Quando afirmamos aqui na Tribuna de Internet que o almirante Othon Luiz Pinheiro da Silva era considerado um herói dos novos tempos das Forças Armadas, sabíamos que isso ia causar forte decepção a muitos comentaristas e leitores, que consideram os militares como a maior reserva moral do país e até defendem uma nova intervenção castrense para dar um jeito no Brasil de hoje.
No jornalismo, é sempre conveniente trabalhar sobre fatos, por ser a única estratégia capaz de evitar erros de interpretação. Fatos existem, não podem ser contestados. As forças armadas têm importantes papeis constitucionais a cumprir, mas devem se limitar a eles. Muitas testemunhas de 1964 ainda estão vivas, a intervenção militar àquela época foi defendida por importantes cultores da democracia, como Sobral Pinto, Ulysses Guimarães, Juscelino Kubitschek e Helio Fernandes, por exemplo. A verdade é que não se podia mais aguentar as loucuras do governo João Goulart, que queria se meter em tudo, até mesmo no aluguel de imóveis. Os estudantes, os intelectuais de esquerda e as classes trabalhadoras adoravam, mas era uma irresponsabilidade total.
(Em caso de dúvida, basta ler o último livro de Wilson Figueiredo, “1964, o último ato”, recém-lançado. Está tudo lá. O presidente Goulart se transformara num líder altamente manipulável, sem perceber estava levando o país para uma guerra civil. São fatos, não podem ser desmentidos, porque nós vimos e acompanhamos.)
SEM ALTERNATIVA
Muitos defensores da democracia foram levados a apoiar os militares porque não havia alternativa. Se o governo não fosse derrubado, o próprio Jango se encarregaria de armar um golpe para instalar uma ditadura no país. Mas ressalve-se: nenhum político de importância jamais apoiou a ascensão dos militares ao poder. O que se pretendia era a derrubada do governo irresponsável de Jango, mas sem ameaças à democracia.

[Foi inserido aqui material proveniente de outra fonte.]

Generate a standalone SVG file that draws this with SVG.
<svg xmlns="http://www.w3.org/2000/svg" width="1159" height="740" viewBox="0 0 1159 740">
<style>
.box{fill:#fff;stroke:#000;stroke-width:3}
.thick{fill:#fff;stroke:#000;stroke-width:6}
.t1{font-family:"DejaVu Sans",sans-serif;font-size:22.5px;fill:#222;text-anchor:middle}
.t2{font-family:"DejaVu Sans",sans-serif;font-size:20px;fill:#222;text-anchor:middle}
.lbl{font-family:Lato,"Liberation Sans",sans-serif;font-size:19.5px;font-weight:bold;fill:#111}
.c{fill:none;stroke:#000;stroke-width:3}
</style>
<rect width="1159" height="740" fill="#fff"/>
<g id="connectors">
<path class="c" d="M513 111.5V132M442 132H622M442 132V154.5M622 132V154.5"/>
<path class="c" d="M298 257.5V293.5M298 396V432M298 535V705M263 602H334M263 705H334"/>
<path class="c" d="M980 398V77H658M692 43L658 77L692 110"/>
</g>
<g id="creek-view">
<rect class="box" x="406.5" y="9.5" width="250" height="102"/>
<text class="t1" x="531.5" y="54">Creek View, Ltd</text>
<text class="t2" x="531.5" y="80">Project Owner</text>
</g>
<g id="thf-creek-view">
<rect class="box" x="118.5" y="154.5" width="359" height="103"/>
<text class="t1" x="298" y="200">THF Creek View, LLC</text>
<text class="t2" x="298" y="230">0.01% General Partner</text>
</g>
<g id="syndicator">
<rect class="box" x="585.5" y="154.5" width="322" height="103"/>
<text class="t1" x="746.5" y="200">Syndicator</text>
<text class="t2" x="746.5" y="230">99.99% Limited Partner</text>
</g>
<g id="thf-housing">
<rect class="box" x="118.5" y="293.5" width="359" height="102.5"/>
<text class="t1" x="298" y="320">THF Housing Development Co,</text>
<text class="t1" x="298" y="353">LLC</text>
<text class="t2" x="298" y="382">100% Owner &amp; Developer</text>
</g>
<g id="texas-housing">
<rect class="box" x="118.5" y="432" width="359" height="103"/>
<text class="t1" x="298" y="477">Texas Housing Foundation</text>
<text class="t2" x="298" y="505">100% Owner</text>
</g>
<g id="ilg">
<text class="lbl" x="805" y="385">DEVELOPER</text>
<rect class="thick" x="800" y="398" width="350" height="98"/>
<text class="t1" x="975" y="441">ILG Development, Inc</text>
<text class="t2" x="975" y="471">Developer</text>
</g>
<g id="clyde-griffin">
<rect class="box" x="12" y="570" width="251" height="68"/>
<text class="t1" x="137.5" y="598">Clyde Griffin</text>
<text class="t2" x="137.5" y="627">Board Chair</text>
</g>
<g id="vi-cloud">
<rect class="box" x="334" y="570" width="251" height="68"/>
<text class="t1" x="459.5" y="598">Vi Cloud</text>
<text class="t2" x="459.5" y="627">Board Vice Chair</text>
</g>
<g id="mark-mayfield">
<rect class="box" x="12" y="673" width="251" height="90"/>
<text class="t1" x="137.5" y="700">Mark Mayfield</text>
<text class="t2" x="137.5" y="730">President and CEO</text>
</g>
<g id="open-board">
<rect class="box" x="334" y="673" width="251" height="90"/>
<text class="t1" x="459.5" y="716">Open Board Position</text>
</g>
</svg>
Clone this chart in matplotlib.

Acontece que os militares tomaram gosto pelo poder e foram montando a ditadura. Com uma semana de governo militar, Sobral Pinto e Helio Fernandes já tinha percebido tudo e estavam na oposição. O “presidente” Castello Branco ainda conseguiu embromar destacados políticos do PSD e da UDN, como JK e Carlos Lacerda, enfeitiçando-os com a possibilidade de convocação de eleições presidenciais, mas era só conversa fiada. E os militares foram ficando. Surgiu a luta armada. E eles foram ficando. Tudo isso são fatos do passado recente, não se trata de “interpretação” de um passado remoto. Não se pode desmenti-los.
O EXEMPLO DO ALMIRANTE
Não há comparação entre os dias de hoje e a agitação de 1964. O país está em paz, com as instituições em pleno funcionamento. O governo do PT não representa nenhuma ameaça à democracia. Pelo contrário, está sendo destruído por ela. Por isso, é errado defender uma nova intervenção militar.
A prisão do almirante Othon Luiz foi bastante oportuna para que façamos uma reflexão a respeito do momento político. Quem defende a intervenção militar está se excedendo. Não há motivos para tanto.
Pessoalmente, tenho muitos amigos militares, a quem respeito e sei que também sou respeitado. Temos em comum a intransigente defesa dos interesses nacionais. Se o Brasil precisar deles, estarão a nosso dispor, não há dúvida, mas não é o caso. Precisamos respeitar a Constituição. Lembremos do Marechal Dutra, que assumiu a Presidência numa fase dificílima e se saiu bem, em termos políticos. Ninguém respeitou tanto a Constituição quanto ele, embora o governo tenha sido um desastre.